×

ニュース

[インサイド] 早期着工へ地ならしか 中電、原発新増設を期待

 上関原発(山口県上関町)の建設予定地で30日、ボーリング調査を始めた中国電力は、その目的を「将来を見据え、地質のデータを補強するため」と説明し、以前からの流れであることを強調する。一方で、今年に入り、上関への意欲を重ねて示している。政府が年内にも原発新増設を容認する可能性を見越し、早期着工へ向けた地ならしをしたい、との思惑ものぞく。(境信重、山本和明、井上龍太郎)

■調査の位置付け

 午前10時50分ごろ、掘削用の装置が稼働して調査が始まった。直前には、調査に反対する市民が予定地へと続く町道をふさぎ、抗議する動きもあった。

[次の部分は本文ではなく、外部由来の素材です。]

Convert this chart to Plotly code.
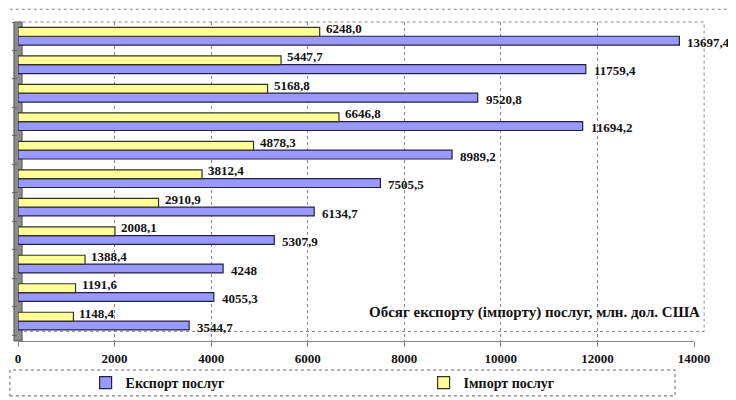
import plotly.graph_objects as go

# Data (bottom category first)
export_vals = [3544.7, 4055.3, 4248, 5307.9, 6134.7, 7505.5, 8989.2, 11694.2, 9520.8, 11759.4, 13697.4]
import_vals = [1148.4, 1191.6, 1388.4, 2008.1, 2910.9, 3812.4, 4878.3, 6646.8, 5168.8, 5447.7, 6248.0]
series_names = ["Експорт послуг", "Імпорт послуг"]
x_ticks = [0, 2000, 4000, 6000, 8000, 10000, 12000, 14000]
chart_note = "Обсяг експорту (імпорту) послуг, млн. дол. США"

cats = list(range(len(export_vals)))

def fmt(v):
    return "<b>" + str(v).replace(".", ",") + "</b>"

FONT = "Liberation Serif"
BLUE = "#9999FF"
YELLOW = "#FFFF99"

fig = go.Figure()
fig.add_trace(go.Bar(
    y=cats, x=export_vals, orientation="h", name="<b>" + series_names[0] + "</b>",
    marker=dict(color=BLUE, line=dict(color="#222244", width=1.2)),
    legend="legend",
))
fig.add_trace(go.Bar(
    y=cats, x=import_vals, orientation="h", name="<b>" + series_names[1] + "</b>",
    marker=dict(color=YELLOW, line=dict(color="#333322", width=1.2)),
    legend="legend2",
))

annotations = []
for c, v in zip(cats, export_vals):
    annotations.append(dict(x=v, y=c, xref="x", yref="y", text=fmt(v), showarrow=False,
                            xanchor="left", yanchor="middle", xshift=6, yshift=-6,
                            font=dict(family=FONT, size=13, color="#111111")))
for c, v in zip(cats, import_vals):
    annotations.append(dict(x=v, y=c, xref="x", yref="y", text=fmt(v), showarrow=False,
                            xanchor="left", yanchor="middle", xshift=4, yshift=8,
                            font=dict(family=FONT, size=13, color="#111111")))
annotations.append(dict(x=1.012, y=0.09, xref="paper", yref="paper", text="<b>" + chart_note + "</b>",
                        showarrow=False, xanchor="right", yanchor="middle",
                        font=dict(family=FONT, size=15, color="#111111")))

shapes = [
    # top dotted line
    dict(type="line", xref="paper", yref="paper", x0=-0.03, x1=1.07, y0=1.04, y1=1.04,
         line=dict(color="#888888", width=1, dash="dot")),
    # back plane frame
    dict(type="rect", xref="paper", yref="paper", x0=0.0, x1=1.015, y0=0.03, y1=1.0,
         line=dict(color="#888888", width=1, dash="dot"), layer="below"),
    # left wall
    dict(type="rect", xref="paper", yref="paper", x0=-0.006, x1=0.006, y0=0.0, y1=1.0,
         fillcolor="#8c8c8c", line=dict(color="#555555", width=1), layer="below"),
    # legend box
    dict(type="rect", xref="paper", yref="paper", x0=-0.012, x1=0.972, y0=-0.172, y1=-0.091,
         line=dict(color="#666666", width=1, dash="dot")),
]

legend_common = dict(orientation="h", y=-0.132, xanchor="left", yanchor="middle",
                     font=dict(family=FONT, size=14, color="#111111"),
                     bgcolor="rgba(0,0,0,0)", borderwidth=0)

fig.update_layout(
    width=728, height=392,
    margin=dict(l=10, r=42, t=14, b=59, autoexpand=False),
    paper_bgcolor="white", plot_bgcolor="white",
    barmode="group", bargap=0.38, bargroupgap=0.0,
    font=dict(family=FONT, size=11, color="black"),
    showlegend=True,
    legend=dict(x=0.1, **legend_common),
    legend2=dict(x=0.6, **legend_common),
    xaxis=dict(range=[0, 14000], tickvals=x_ticks, ticktext=["<b>" + str(t) + "</b>" for t in x_ticks],
               showgrid=True, gridcolor="#888888", griddash="dot", gridwidth=1,
               zeroline=False, showline=True, linecolor="#888888",
               ticks="outside", ticklen=5, tickcolor="#888888",
               tickfont=dict(family=FONT, size=13, color="#111111")),
    yaxis=dict(range=[-0.7, 10.5], showticklabels=False, showgrid=False, zeroline=False,
               tickvals=[c - 0.5 for c in cats] + [cats[-1] + 0.5],
               ticks="outside", ticklen=5, tickcolor="#666666", showline=False),
    annotations=annotations,
    shapes=shapes,
)

fig.write_html("out.html")
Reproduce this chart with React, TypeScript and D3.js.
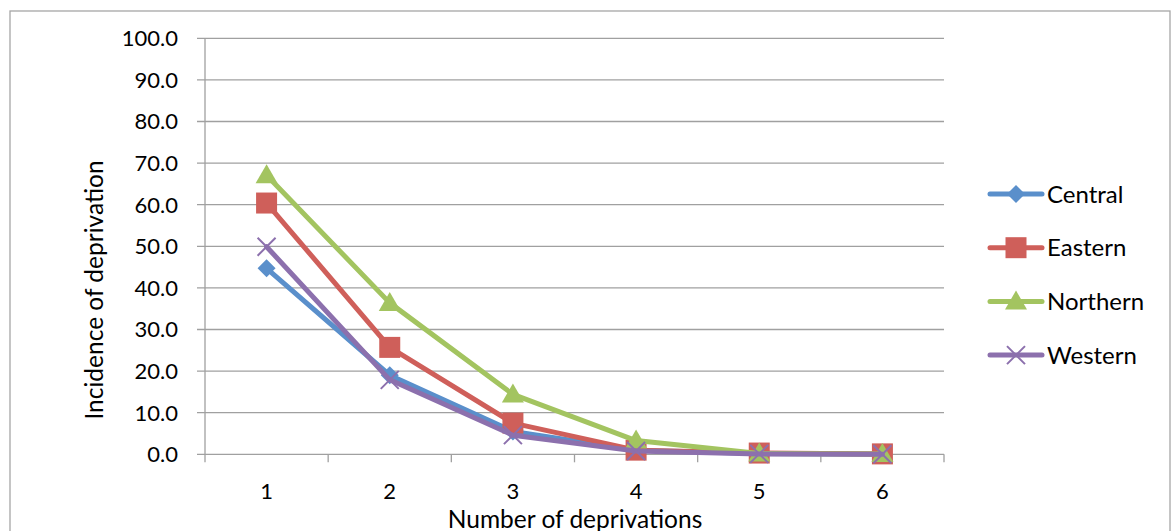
import React from "react";
import * as d3 from "d3";

const categories = ["1", "2", "3", "4", "5", "6"];
const seriesNames = ["Central", "Eastern", "Northern", "Western"];
const central = [44.7, 19.0, 5.5, 1.0, 0.2, 0.0];
const eastern = [60.4, 25.7, 7.5, 1.0, 0.3, 0.1];
const northern = [67.1, 36.4, 14.4, 3.3, 0.2, 0.1];
const western = [49.9, 17.9, 4.6, 0.8, 0.1, 0.0];
const yTicks = [0, 10, 20, 30, 40, 50, 60, 70, 80, 90, 100];

const colors = ["#5a8fcb", "#cf5f5a", "#a3c460", "#8c70ad"];
const markers = ["diamond", "square", "triangle", "x"];
const FONT = "Lato, 'Open Sans', sans-serif";

function Marker({ type, x, y, color }: { type: string; x: number; y: number; color: string }) {
  if (type === "diamond") {
    const s = 9;
    return <path d={`M${x},${y - s}L${x + s},${y}L${x},${y + s}L${x - s},${y}Z`} fill={color} />;
  }
  if (type === "square") {
    const s = 10.5;
    return <rect x={x - s} y={y - s} width={2 * s} height={2 * s} fill={color} />;
  }
  if (type === "triangle") {
    return <path d={`M${x},${y - 11}L${x + 11},${y + 8}L${x - 11},${y + 8}Z`} fill={color} />;
  }
  const s = 9;
  return (
    <path
      d={`M${x - s},${y - s}L${x + s},${y + s}M${x - s},${y + s}L${x + s},${y - s}`}
      stroke={color}
      strokeWidth={2}
    />
  );
}

export default function App() {
  const W = 1171, H = 531;
  const left = 205, right = 944, top = 38.3, bottom = 454.3;
  const x = d3.scaleBand().domain(categories).range([left, right]);
  const y = d3.scaleLinear().domain([0, 100]).range([bottom, top]);
  const data = [central, eastern, northern, western];
  const line = d3
    .line<number>()
    .x((_, i) => x(categories[i])! + x.bandwidth() / 2)
    .y((d) => y(d));
  const grid = "#a0a0a0";
  const boundaries = d3.range(categories.length + 1).map((i) => left + i * x.bandwidth());

  return (
    <svg
      width={W}
      height={H}
      style={{ position: "absolute", left: 0, top: 0, background: "#fff" }}
      fontFamily={FONT}
    >
      <rect x={10} y={11} width={1160} height={560} fill="#fff" stroke="#a6a6a6" strokeWidth={1.3} />
      {yTicks.map((t) => (
        <g key={t}>
          <line x1={left - 8} x2={right} y1={y(t)} y2={y(t)} stroke={grid} strokeWidth={1.3} />
          <text x={178} y={y(t)} dy="0.36em" textAnchor="end" fontSize={22} fill="#000">
            {t.toFixed(1)}
          </text>
        </g>
      ))}
      <line x1={left} x2={left} y1={top} y2={bottom} stroke={grid} strokeWidth={1.3} />
      {boundaries.map((b, i) => (
        <line key={i} x1={b} x2={b} y1={bottom} y2={bottom + 8} stroke={grid} strokeWidth={1.3} />
      ))}
      {categories.map((c) => (
        <text
          key={c}
          x={x(c)! + x.bandwidth() / 2}
          y={499}
          textAnchor="middle"
          fontSize={22}
          fill="#000"
        >
          {c}
        </text>
      ))}
      <text
        transform={`translate(103,290) rotate(-90)`}
        textAnchor="middle"
        fontSize={24.5}
        fill="#000"
      >
        Incidence of deprivation
      </text>
      <text x={575} y={528} textAnchor="middle" fontSize={24.5} fill="#000">
        Number of deprivations
      </text>
      {data.map((d, si) => (
        <g key={si}>
          <path
            d={line(d)!}
            fill="none"
            stroke={colors[si]}
            strokeWidth={5}
            strokeLinejoin="round"
            strokeLinecap="round"
          />
          {d.map((v, i) => (
            <Marker
              key={i}
              type={markers[si]}
              x={x(categories[i])! + x.bandwidth() / 2}
              y={y(v)}
              color={colors[si]}
            />
          ))}
        </g>
      ))}
      {seriesNames.map((n, i) => {
        const ly = 194 + i * 53.7;
        return (
          <g key={n}>
            <line x1={990} x2={1042} y1={ly} y2={ly} stroke={colors[i]} strokeWidth={5} strokeLinecap="round" />
            <Marker type={markers[i]} x={1016} y={ly} color={colors[i]} />
            <text x={1047} y={ly} dy="0.36em" fontSize={24} fill="#000">
              {n}
            </text>
          </g>
        );
      })}
    </svg>
  );
}
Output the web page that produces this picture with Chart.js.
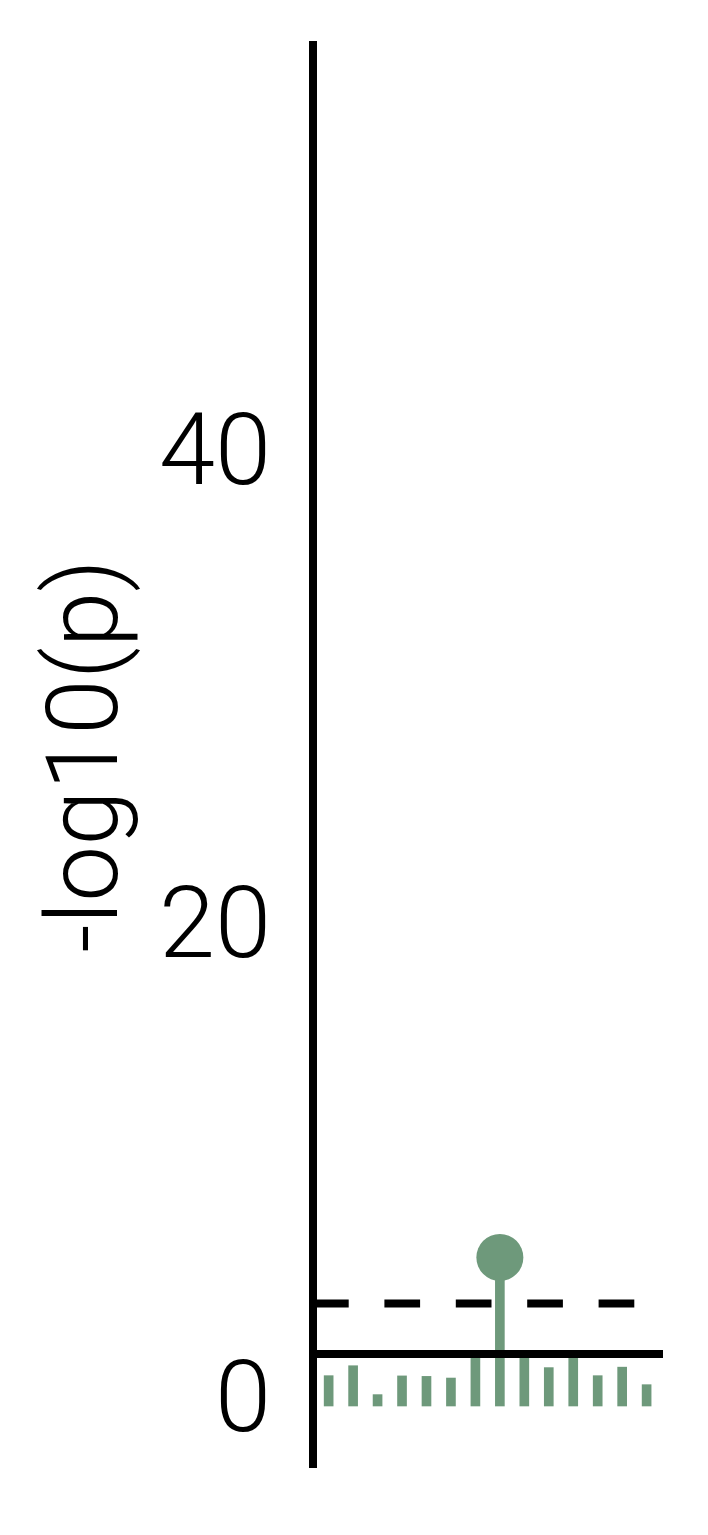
<!DOCTYPE html>
<html>
<head>
<meta charset="utf-8">
<script src="https://cdn.jsdelivr.net/npm/chart.js@4/dist/chart.umd.min.js"></script>
<style>
  html, body { margin: 0; padding: 0; background: #ffffff; }
  #wrap { width: 708px; height: 1535px; position: relative; }
</style>
</head>
<body>
<div id="wrap"><canvas id="c" width="708" height="1535"></canvas></div>
<script>
// ---- data ----
const positions = [0, 1, 2, 3, 4, 5, 6, 7, 8, 9, 10, 11, 12, 13];
const barValues = [1.28, 1.70, 0.48, 1.27, 1.25, 1.18, 2.1, 2.1, 2.1, 1.62, 2.1, 1.28, 1.64, 0.90];
const hitPosition = [7];
const hitValue = [6.27];
const baselineValue = [2.2];
const thresholdValue = [4.33];
const yTicks = [0, 20, 40];
const yRange = [-2.575, 57.45];
const xRange = [-0.64, 13.67];
const yTitle = '-log10(p)';

const green = '#6e997b';
const fontFamily = 'Roboto, "Liberation Sans", Arial, sans-serif';

const barData = positions.map((p, i) => ({ x: p, y: barValues[i] }));
const stemData = hitPosition.map((p, i) => ({ x: p, y: [baselineValue[0], hitValue[i]] }));
const dotData = hitPosition.map((p, i) => ({ x: p, y: hitValue[i] }));
const baseLine = xRange.map(x => ({ x: x, y: baselineValue[0] }));
const threshLine = xRange.map(x => ({ x: x, y: thresholdValue[0] }));

new Chart(document.getElementById('c'), {
  type: 'bar',
  data: {
    datasets: [
      { type: 'line', data: baseLine, borderColor: '#000', borderWidth: 8, pointRadius: 0, order: 0, borderCapStyle: 'butt' },
      { type: 'line', data: threshLine, borderColor: '#000', borderWidth: 8, pointRadius: 0, borderDash: [35.7, 35.7], order: 1, borderCapStyle: 'butt' },
      { type: 'scatter', data: dotData, backgroundColor: green, borderWidth: 0, pointRadius: 23.5, order: 2 },
      { type: 'bar', data: stemData, backgroundColor: green, barThickness: 9, grouped: false, order: 3 },
      { type: 'bar', data: barData, backgroundColor: green, barThickness: 9, grouped: false, order: 4 }
    ]
  },
  options: {
    responsive: false,
    animation: false,
    events: [],
    layout: { padding: { left: 0, right: 45, top: 45, bottom: 68 } },
    plugins: { legend: { display: false }, tooltip: { enabled: false } },
    scales: {
      x: {
        type: 'linear',
        display: false,
        offset: false,
        min: xRange[0],
        max: xRange[1]
      },
      y: {
        type: 'linear',
        min: yRange[0],
        max: yRange[1],
        afterBuildTicks: s => { s.ticks = yTicks.map(v => ({ value: v })); },
        afterFit: s => { s.width = 313; s.paddingTop = 0; s.paddingBottom = 0; },
        grid: { display: false, drawTicks: false },
        border: { display: true, color: '#000', width: 8 },
        ticks: {
          color: '#000',
          padding: 42,
          font: { family: fontFamily, size: 101, weight: '300' }
        },
        title: {
          display: true,
          text: yTitle,
          color: '#000',
          padding: { top: 32, bottom: 0 },
          font: { family: fontFamily, size: 100, weight: '300' }
        }
      }
    }
  }
});
</script>
</body>
</html>
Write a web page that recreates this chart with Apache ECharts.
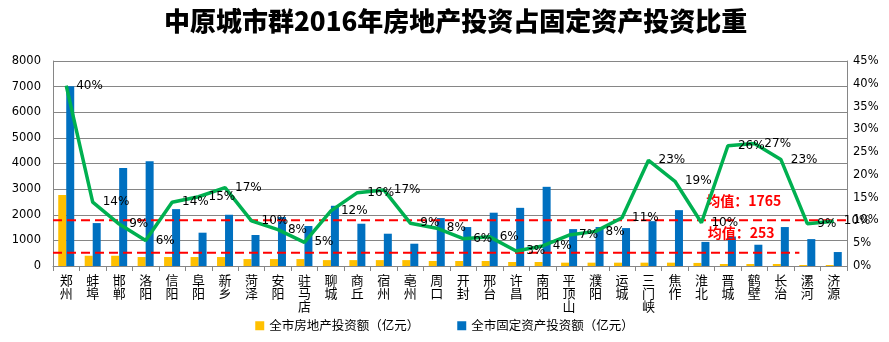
<!DOCTYPE html>
<html>
<head>
<meta charset="utf-8">
<script src="https://cdn.jsdelivr.net/npm/echarts@6/dist/echarts.min.js"></script>
<style>
html,body{margin:0;padding:0;background:#fff;}
#c{width:889px;height:342px;}
</style>
</head>
<body>
<div id="c"></div>
<script>
var titleText = '中原城市群2016年房地产投资占固定资产投资比重';
var cities = ['郑州','蚌埠','邯郸','洛阳','信阳','阜阳','新乡','菏泽','安阳','驻马店','聊城','商丘','宿州','亳州','周口','开封','邢台','许昌','南阳','平顶山','濮阳','运城','三门峡','焦作','淮北','晋城','鹤壁','长治','漯河','济源'];
var realEstate = [2770,400,400,350,350,350,350,270,270,270,230,230,230,230,195,195,195,156,156,130,130,130,130,130,120,78,78,78,40,40];
var fixedAsset = [7010,1675,3820,4090,2220,1300,2000,1210,1910,1560,2350,1650,1260,870,1870,1520,2080,2270,3090,1440,1520,1480,1750,2180,940,1150,830,1520,1050,545];
var ratio = [39.6,14.0,9.2,5.6,14.0,15.2,17.2,9.9,8.0,5.2,12.1,16.1,16.7,9.4,8.3,6.0,6.4,3.3,4.4,6.8,7.6,10.6,23.2,18.6,9.5,26.4,26.9,23.4,9.3,9.8];
var leftTicks = {min:0, max:8000, interval:1000};
var rightTicks = {min:0, max:45, interval:5};
// dashed reference lines: level on left axis, span in category units (0 = left edge, 30 = right edge)
var meanLines = [
  {pos:1790, from:0, to:30, text:'均值：1765', labelAt:26.1},
  {pos:520, from:0, to:28.2, text:'均值：253', labelAt:26.0}
];
var legendNames = ['全市房地产投资额（亿元）','全市固定资产投资额（亿元）'];

var chart = echarts.init(document.getElementById('c'), null, {renderer:'canvas'});
var axisTextStyle = {color:'#000', fontSize:11.5, fontFamily:'DejaVu Sans'};

var meanSeries = meanLines.map(function(m){
  return {
    type:'line', xAxisIndex:1, yAxisIndex:0, symbol:'none', silent:true,
    data:[[m.from, m.pos],[m.to, m.pos]],
    lineStyle:{color:'#FF0000', type:[9,5], width:2},
    z:4,
    markPoint:{
      silent:true, symbol:'rect', symbolSize:1, itemStyle:{color:'rgba(0,0,0,0)'},
      label:{show:true, color:'#FF0000', fontWeight:'bold', fontSize:14, fontFamily:'Noto Sans CJK SC',
        position:'top', distance:12, formatter:function(p){return p.name;}},
      data:[{name:m.text, coord:[m.labelAt, m.pos]}]
    }
  };
});

chart.setOption({
  animation:false,
  backgroundColor:'#fff',
  title:{
    text:titleText, left:159, top:3,
    textStyle:{fontSize:26, fontWeight:900, color:'#000', fontFamily:'Noto Sans CJK SC'}
  },
  legend:{
    data:legendNames, bottom:5, left:'center',
    itemWidth:9, itemHeight:9, itemGap:38, icon:'rect',
    textStyle:{fontSize:12.5, color:'#000', fontFamily:'Noto Sans CJK SC'}
  },
  grid:{left:53, right:42, top:61, bottom:76, containLabel:false},
  xAxis:[{
    type:'category', data:cities,
    axisLine:{lineStyle:{color:'#868686', width:1}},
    axisTick:{show:true, length:5, lineStyle:{color:'#868686'}},
    axisLabel:{
      interval:0, margin:8, color:'#000', fontSize:13, lineHeight:13,
      fontFamily:'Noto Sans CJK SC',
      formatter:function(v){return v.split('').join('\n');}
    }
  },{
    type:'value', min:0, max:30, show:false
  }],
  yAxis:[
    {type:'value', min:leftTicks.min, max:leftTicks.max, interval:leftTicks.interval,
     axisLine:{show:true, lineStyle:{color:'#868686'}},
     axisTick:{show:false},
     splitLine:{lineStyle:{color:'#868686', width:1}},
     axisLabel:Object.assign({margin:12, formatter:function(v){return String(v);}}, axisTextStyle)},
    {type:'value', min:rightTicks.min, max:rightTicks.max, interval:rightTicks.interval,
     position:'right',
     axisLine:{show:true, lineStyle:{color:'#868686'}},
     axisTick:{show:false},
     splitLine:{show:false},
     axisLabel:Object.assign({margin:6, formatter:'{value}%'}, axisTextStyle)}
  ],
  series:[
    {name:legendNames[0], type:'bar', data:realEstate, barWidth:8, barGap:'0%',
     itemStyle:{color:'#FFC000'}, yAxisIndex:0},
    {name:legendNames[1], type:'bar', data:fixedAsset, barWidth:8,
     itemStyle:{color:'#0070C0'}, yAxisIndex:0},
    {name:'比重', type:'line', data:ratio, yAxisIndex:1,
     symbol:'circle', symbolSize:0, showSymbol:true, showAllSymbol:true,
     lineStyle:{color:'#00B050', width:3.5}, itemStyle:{color:'#00B050'},
     label:{show:true, position:'right', distance:10, color:'#000', fontSize:12, fontFamily:'DejaVu Sans',
       formatter:function(p){return Math.round(p.value)+'%';}},
     labelLayout:{hideOverlap:false},
     z:5}
  ].concat(meanSeries)
});
</script>
</body>
</html>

 今回の調査は地下約250メートルの試料を採取。断層の動きで破壊された跡がないかを確かめ、活動性を評価する。中電はこれまで予定地の断層を「耐震設計に考慮すべき活断層ではない」としてきた。再度データを補強したい考えだ。

 なぜデータを充実させる必要があるのか。中電は2009年、原子炉設置許可を経済産業省に申請。翌10年に、旧原子力安全・保安院から地質の追加調査を求められた。しかし11年3月の東京電力福島第1原発事故で審査基準が一変し、より厳格な断層の評価が必要になった。

 今回の調査には、原子炉設置許可を巡る今後の審査が念頭にある。09年の申請内容では新規制基準に適合するのは難しい。内容を変更するか、新たに原子力規制委員会に申請し直す必要がある。将来の安全審査に活用する方針だ。

■なぜ今か

 福島第1原発事故を受け、上関原発の準備工事や国の審査は止まったまま。なぜ今、中電はボーリング調査へ動いたのか。

 「原発依存度を可能な限り低減する」とする国のエネルギー基本計画は今年、見直しの検討時期に当たる。政府が示す30年の電源構成で、原発の比率は20~22%。原発の運転を原則40年とするルールを厳格に適用すれば達成できない。このため電力業界には「新たな基本計画で原発の新増設が明記される可能性がある」との見方がある。

 中電の清水希茂社長は4月の決算会見で「原子力の新増設やリプレース(建て替え)の議論を深め、前向きな結論が得られることを期待する」と強調。上関原発について「早く着工という形になれば」と述べた。

 今回の調査は、電力の安定供給や技術伝承を目的に原発の新増設へと国がかじを切るのを見越し、着工への意志をあらためて示す狙いがあるとみられる。

■今後の課題

 政府が新増設を容認したとしても、道のりは険しい。新増設の原発を原子力規制委が審査する「基準」自体がないためだ。規制委は、既存の原発の再稼働に新規制基準で審査しているが「これから新設する原発は対象外」としている。

 新たな基準をクリアしても事故のリスクは依然残る。上関原発の予定地から80キロ圏には、人口が集中する広島市中心部が入る。深刻な事故が起きた場合の住民の避難や安全確保も十分とはいえない。

 また、人口減などで電力需要が先細りする中、新たな原発が本当に必要なのか異論も多い。

 福島第1原発の事故後、多くの国民は原発に厳しい目を向け、原発の安全性に疑問を投げ掛けてきた。電力会社は、二酸化炭素の排出削減や、火力発電所の燃料費が高いことなどから原発の必要性を主張する。

 今回の調査について、九州大の吉岡斉教授(科学史)は「(ほぼ完成している)島根3号機もあり、中電は電力の供給力に困っていない。なぜ上関の計画を進める必要があるのか説明が要る」と指摘する。